May 2 2004

Today I spent some time and came to a conclusion of sorts on my temp gauge problem.

The temp and fuel gauge are both fed by the same contact on the voltage stabilizer under the left side of the dash. My fuel gauge always seemed to work OK except I'm pretty sure I run out of fuel at tank. The temp gauge had some mist on the inside of the glass so I thought it was toast.

Last week I brought the temp gauge over to my fathers' house thinking he could test it and see if it was OK. I had previously put 12 volts across the gauge and saw it move but was skeptical that it would respond to anything fewer than 12 volts. I was thinking this because I had tested the wires going to the gauge in the dash and saw 10 volts but no movement. Everything seemed right but nothing worked. Anyway, while I was doing something else my father had already tested the gauge and printed out all kinds of info on current draw and such. The gauge was pronounced functional. OK, so what's going on? We connected the gauge in the car and checked the voltage. 10 volts on the meter. My father pointed out a little "m" on the display that I had missed. This "m" indicated milivolts. So I had a whopping 10 milivolts as opposed to 10 volts. Ahhhhhhhh, a dead voltage stabilizer. I may have to get my eyes checked again. It's rough getting older.

So why did I see the fuel gauge die when I disconnected at sabilizer? Re-read the part about eyes and getting older.

So if the voltage stilizer is inop, why does the fuel gauge work? Pulled the fuel gauge out and found another/different wire going to one contact. So it seems the previous owner had wired 12 volts to the fuel gauge to get that working.
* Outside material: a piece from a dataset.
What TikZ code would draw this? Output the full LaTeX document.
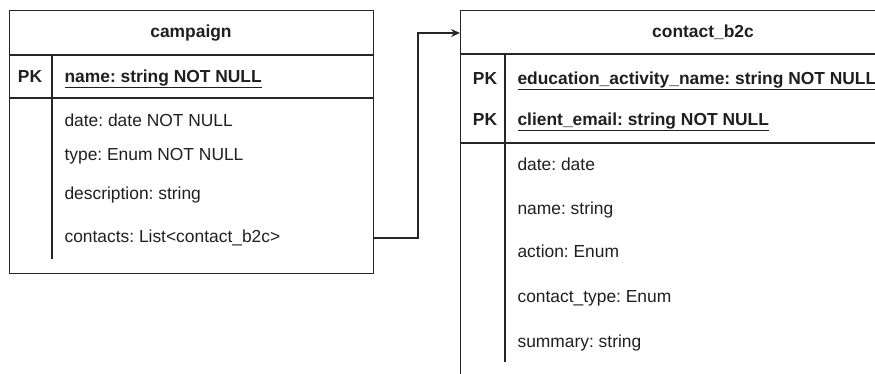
\documentclass[tikz,border=0pt]{standalone}
\usepackage{fontspec}
\setmainfont{Liberation Sans}
\usetikzlibrary{arrows.meta}
\definecolor{ln}{HTML}{262626}
\frenchspacing
\begin{document}
\begin{tikzpicture}[x=1pt,y=-1pt,
  line width=1.1pt,
  tbl/.style={draw=ln, line width=1.1pt, anchor=north west, inner sep=0},
  sep/.style={draw=ln, line width=1.1pt},
  lbl/.style={anchor=west, inner sep=0, text height=12.5pt, text depth=3.5pt,
              font=\fontsize{17.4}{19}\selectfont\frenchspacing, text=black!88},
  hdr/.style={inner sep=0, text height=12.5pt, text depth=3.5pt,
              font=\fontsize{17.4}{19}\selectfont\bfseries, text=black!88},
  pk/.style={hdr},
  bl/.style={lbl, font=\fontsize{17.4}{19}\selectfont\bfseries\frenchspacing},
  arr/.style={draw=ln, line width=1.1pt, -{Stealth[length=9pt,width=8pt]}}]
\useasboundingbox (0,0) rectangle (875,373);
\clip (0,0) rectangle (875,373);
% ---------- campaign ----------
\node[tbl, minimum width=364pt, minimum height=263pt] (camp) at (9,10) {};
\draw[sep] (9,55) -- (373,55);
\draw[sep] (9,98) -- (373,98);
\draw[sep] (52,55) -- (52,259);
\node[hdr] (campT) at (191,33) {campaign};
\node[pk] (campPK) at (30,78) {PK};
\node[bl] (campA) at (64,78) {\underline{name: string NOT NULL}};
\node[lbl] (campB) at (64,122) {date: date NOT NULL};
\node[lbl] (campC) at (64,156) {type: Enum NOT NULL};
\node[lbl] (campD) at (64,195) {description: string};
\node[lbl] (campE) at (64,238) {contacts: List<contact\_b2c>};
% ---------- contact_b2c ----------
\node[tbl, minimum width=486pt, minimum height=420pt] (cb) at (460,10) {};
\draw[sep] (460,54) -- (875,54);
\draw[sep] (460,143) -- (875,143);
\draw[sep] (505,54) -- (505,362);
\node[hdr] (cbT) at (703,33) {contact\_b2c};
\node[pk] (cbPK1) at (485,80) {PK};
\node[pk] (cbPK2) at (485,121) {PK};
\node[bl] (cbA) at (517,80) {\underline{education\_activity\_name: string NOT NULL}};
\node[bl] (cbB) at (517,121) {\underline{client\_email: string NOT NULL}};
\node[lbl] (cbC) at (517,166) {date: date};
\node[lbl] (cbD) at (517,210) {name: string};
\node[lbl] (cbE) at (517,253) {action: Enum};
\node[lbl] (cbF) at (517,298) {contact\_type: Enum};
\node[lbl] (cbG) at (517,343) {summary: string};
% ---------- connector ----------
\draw[arr] (camp.east |- campE) -- (418,238) |- (cb.west |- cbT);
\end{tikzpicture}
\end{document}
I reconnected the proper wire.

In my pile of parts I found an old rusted looking voltage stabilizer. Plugged it in and found it sends battery voltage to the gauges. Better than nothing I guess. Out for a test... I find that the temp gauge reads high, typically sitting right at the bottom of the red. After testing the gauge with my father, I believe it'll read right after I get a good stabilizer connected and the voltage reduced. Ordered one this afternoon.

So now the question I'm asking myself. Is the fuel gauge reading high like the temp gauge? If so, that may be why I seem to go dry at tank.


May 31 2004
I spent a good part of today installing new run channels for the door windows along with the outer waist or belt molding weather strips. The old channels didn't look too bad after getting them out. Looks like they had been replaced before. Found it be very helpful to remove the glass frame and the glass as well. Not rocket science but did take some careful prying at certain points.
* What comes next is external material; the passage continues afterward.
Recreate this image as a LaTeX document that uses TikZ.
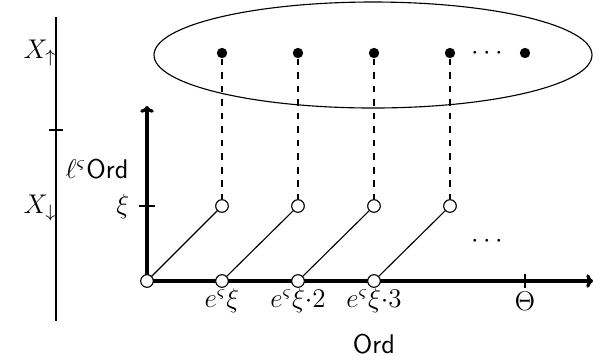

After reassembly I found the windows now go up and down very smoothly. Faster too. So there was binding either by the old channel seals or the window frame was out of alignment. I'm guessing a bit of both as now the top window frame matches with the door seal on the body better. Took it out for a spin this afternoon and now have a lot less wind noise. Still some from the quarter glass and sunroof. Did I mention I dislike that sunroof?

I replaced the door speakers while I was in there. When removing the passenger side speaker I found the long lost official lock knob stuck to the speaker magnet. Bonus!!

The previous owner was kind enough to pass along new door seals for both sides, so that's next.

I found the shop manual to be pretty lacking when describing the procedure on this. Seems quite often the manual says to simply remove bits without telling you what to do in what order.

The manual also seems to suggest you can remove the door glass before the channels/frame, but I have a hard time believing that is an easy thing to do.

Check how the top frame aligns with the body before removing any bolts. I found it best to remove the bolts at the bottom of the run channels, then the top bolts. I was able to remove the front bottom bracket from the channel, leaving the bracket still bolted to the door. The rear was a bit different in that I had to unbolt the bracket from the door leaving it attached to the channel. This bracket will keep you from lifting the frame up and out. You'll have to lift the frame until the bracket aligns with the light in the rear edge of the door. Pull the light out and remove the bolt securing the bracket through this hole. I would suggest making a note on how the brackets are connected to the channel and door to give you a reference when putting it all back together.

At the front, you may find that the bracket below the vent glass hangs on the top front mounting points. I used a wide pry bar inserted from below and twisted to get just enough clearance to lift the assembly up past that. About the same trouble going back in too.

After the frame was out I had to remove the belt molding and that required removing the glass. A little tense there as the mounting packing had bonded to the glass. Just wasn't sure how to remove it. Firm pressure without tools did it and the glass popped free.

On reassembly you'll want to be sure the glass moves well and the upper glass frame aligns with the body correctly. I had the door trim back on before I realized the frame wasn't aligned properly. So all back apart again.